Supplied material >>
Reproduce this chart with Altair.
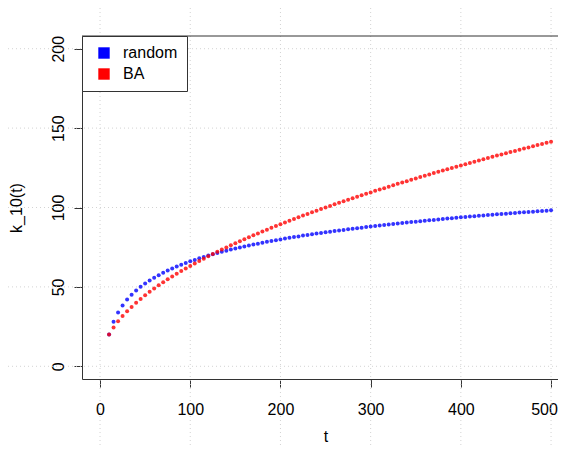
import altair as alt
import pandas as pd

# time steps (x values)
t_values = list(range(10, 505, 5))

# k_10(t)
random_vals = [
    20.0, 28.1, 33.9, 38.3, 42.0, 45.1, 47.7, 50.1, 52.2, 54.1,
    55.8, 57.4, 58.9, 60.3, 61.6, 62.8, 63.9, 65.0, 66.1, 67.0,
    68.0, 68.8, 69.7, 70.5, 71.3, 72.1, 72.8, 73.5, 74.2, 74.8,
    75.5, 76.1, 76.7, 77.2, 77.8, 78.4, 78.9, 79.4, 79.9, 80.4,
    80.9, 81.4, 81.8, 82.3, 82.7, 83.1, 83.6, 84.0, 84.4, 84.8,
    85.2, 85.5, 85.9, 86.3, 86.6, 87.0, 87.3, 87.7, 88.0, 88.4,
    88.7, 89.0, 89.3, 89.6, 89.9, 90.2, 90.5, 90.8, 91.1, 91.4,
    91.7, 91.9, 92.2, 92.5, 92.8, 93.0, 93.3, 93.5, 93.8, 94.0,
    94.3, 94.5, 94.8, 95.0, 95.2, 95.5, 95.7, 95.9, 96.1, 96.4,
    96.6, 96.8, 97.0, 97.2, 97.4, 97.6, 97.8, 98.0, 98.2,
]
ba_vals = [
    20.0, 24.5, 28.3, 31.6, 34.6, 37.4, 40.0, 42.4, 44.7, 46.9,
    49.0, 51.0, 52.9, 54.8, 56.6, 58.3, 60.0, 61.6, 63.2, 64.8,
    66.3, 67.8, 69.3, 70.7, 72.1, 73.5, 74.8, 76.2, 77.5, 78.7,
    80.0, 81.2, 82.5, 83.7, 84.9, 86.0, 87.2, 88.3, 89.4, 90.6,
    91.7, 92.7, 93.8, 94.9, 95.9, 97.0, 98.0, 99.0, 100.0, 101.0,
    102.0, 103.0, 103.9, 104.9, 105.8, 106.8, 107.7, 108.6, 109.5, 110.5,
    111.4, 112.2, 113.1, 114.0, 114.9, 115.8, 116.6, 117.5, 118.3, 119.2,
    120.0, 120.8, 121.7, 122.5, 123.3, 124.1, 124.9, 125.7, 126.5, 127.3,
    128.1, 128.8, 129.6, 130.4, 131.1, 131.9, 132.7, 133.4, 134.2, 134.9,
    135.6, 136.4, 137.1, 137.8, 138.6, 139.3, 140.0, 140.7, 141.4,
]
series_names = ["random", "BA"]
series_colors = ["#0000FF", "#FF0000"]

x_ticks = [0, 100, 200, 300, 400, 500]
y_ticks = [0, 50, 100, 150, 200]

W, H = 476, 343
PAD = {"left": 74, "top": 28, "right": 0, "bottom": 67}
FONT = "Liberation Sans"

rows = []
for name, vals in zip(series_names, [random_vals, ba_vals]):
    for t, k in zip(t_values, vals):
        rows.append({"t": t, "k": k, "series": name})
df = pd.DataFrame(rows)

xenc = alt.X(
    "t:Q",
    scale=alt.Scale(domain=[-20, 507.7], nice=False, zero=False),
    axis=alt.Axis(
        values=x_ticks, title="t", grid=False, tickSize=8, labelPadding=27,
        labelBaseline="alphabetic", labelAlign="center",
        labelOffset={"condition": {"test": "datum.value == 500", "value": -7}, "value": 0},
        titleX=243.5, titleY=62, titleBaseline="alphabetic", titleAlign="center",
    ),
)
yenc = alt.Y(
    "k:Q",
    scale=alt.Scale(domain=[-8, 208], nice=False, zero=False),
    axis=alt.Axis(
        values=y_ticks, title="k_10(t)", grid=False, tickSize=8, labelPadding=10.5,
        labelAngle=270, labelBaseline="alphabetic", labelAlign="center",
        titleAngle=270, titleX=-61, titleY=H / 2, titleBaseline="alphabetic",
        titleAlign="center",
    ),
)

grid_style = dict(color="#D3D3D3", strokeDash=[1, 3], strokeWidth=1)

hgrid = alt.Chart(pd.DataFrame({"k": y_ticks})).mark_rule(**grid_style).encode(
    y=yenc, x=alt.value(-PAD["left"]), x2=alt.value(W)
)
vgrid = alt.Chart(pd.DataFrame({"t": x_ticks})).mark_rule(**grid_style).encode(
    x=xenc, y=alt.value(-PAD["top"]), y2=alt.value(H + PAD["bottom"])
)
top_border = alt.Chart(pd.DataFrame({"a": [0]})).mark_rule(
    color="#333333", strokeWidth=1
).encode(x=alt.value(0), x2=alt.value(W), y=alt.value(0))

points = alt.Chart(df).mark_circle(size=16, opacity=0.8).encode(
    x=xenc,
    y=yenc,
    color=alt.Color(
        "series:N",
        scale=alt.Scale(domain=series_names, range=series_colors),
        legend=alt.Legend(
            title=None, orient="none", legendX=0, legendY=0,
            fillColor="white", strokeColor="#333333", padding=9,
            symbolType="square", symbolSize=130, symbolOffset=5,
            symbolOpacity=1, symbolStrokeWidth=0, labelOffset=11,
            labelFontSize=16, labelFont=FONT, labelColor="#000000",
            rowPadding=5, cornerRadius=0,
        ),
    ),
    order=alt.Order("order_key:Q"),
).transform_calculate(order_key="datum.series == 'BA' ? 1 : 0")

chart = alt.layer(hgrid, vgrid, top_border, points).properties(
    width=W, height=H,
    autosize=alt.AutoSizeParams(type="none"),
    padding=PAD,
).configure_view(stroke=None).configure_axis(
    labelFont=FONT, titleFont=FONT, labelFontSize=16, titleFontSize=16,
    titleFontWeight="normal", labelColor="#000000", titleColor="#000000",
    domainColor="#333333", tickColor="#333333", domainWidth=1, tickWidth=1,
)

chart.save("out.html", embed_options={"renderer": "svg", "actions": False})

Stated exercise >> Extract the lines exactly, please: the first line of the listing, the line with "t_values = list(range(10, 505, 5))", and every line between them, but no pictures.

Written reply >>
Reproduce this chart with Altair.
import altair as alt
import pandas as pd

# time steps (x values)
t_values = list(range(10, 505, 5))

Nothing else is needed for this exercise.